Theo Sez: Those misguided few looking for objective guidelines to cinematic excellence can pretty much go with the rating above ; anyone who's a bit of a dreamer, though, or a bit of a romantic, nostalgically attached to lost causes and vanished times, should put this madly evocative piece at the very top of their priorities (I toyed briefly with giving it an 85 or something, just on emotional impact, but a sense of duty prevailed).
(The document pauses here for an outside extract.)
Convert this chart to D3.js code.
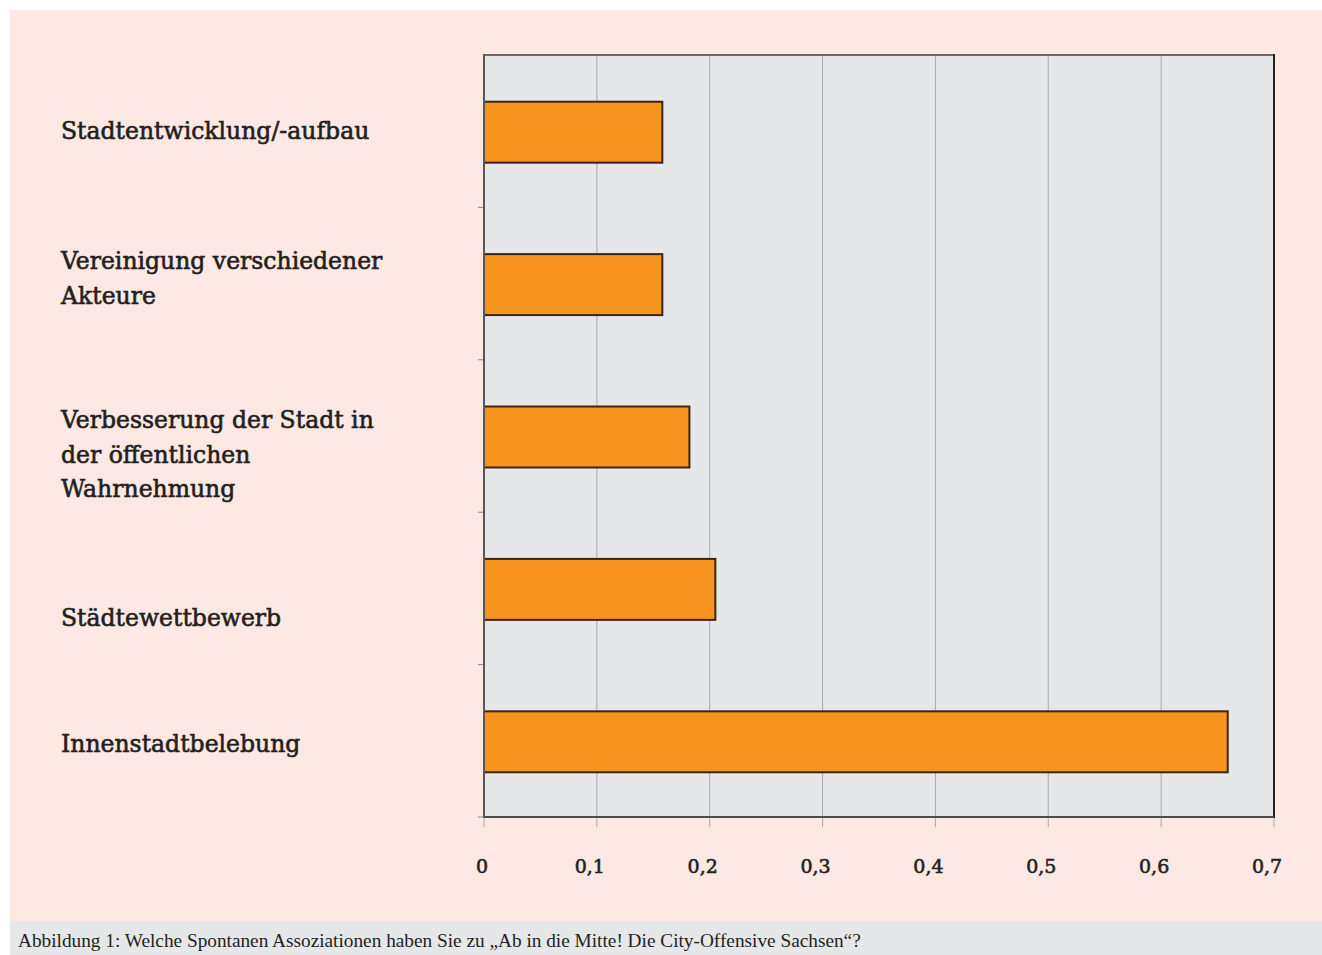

There are unequivocal delights (ocean spray exploding over the rundown grandeur of Havana's waterfront, a dapper octogenarian introducing himself by solemnly announcing that he was born legitimate), but Wenders' orderly, reductive way of moving from musician to musician, with a short segment on each - "You komm in vun at a time, ja," you can almost hear him saying, "und state your name for ze camera" - seems all wrong for this jazzy, laid-back material, and he's criminally negligent in not probing further into the past, merely repeating that these musicians were "forgotten" for many years (no doubt deliberate, so as not to distract from the music, but you still want to know - do they feel incongruous in Fidel's Cuba? what do they think of the way the country's changed since they were starting out?) ; it's a studied neutrality, most damaging perhaps when the film follows them to New York for a Carnegie Hall concert - their first time in the US, the country that's shaped their lives more than any other - and records only bland observations on how big and shiny everything is, sounding for all the world like some dopey, borderline-condescending Adopt-A-Cuban-Oldie scheme. Still, no film (or, more accurately, no CD) in ages has pierced so deep or left me with so much ; if you feel nothing, during the opening bars of "Chan Chan", when that dreamy swaying music starts up, calling up sultry days and the shade of palm trees, old superstitions and the names of forgotten Cuban villages (long since re-named, no doubt, for heroes of the Revolution), if you don't choke up just a little ... well, then you're obviously not me. But you probably knew that.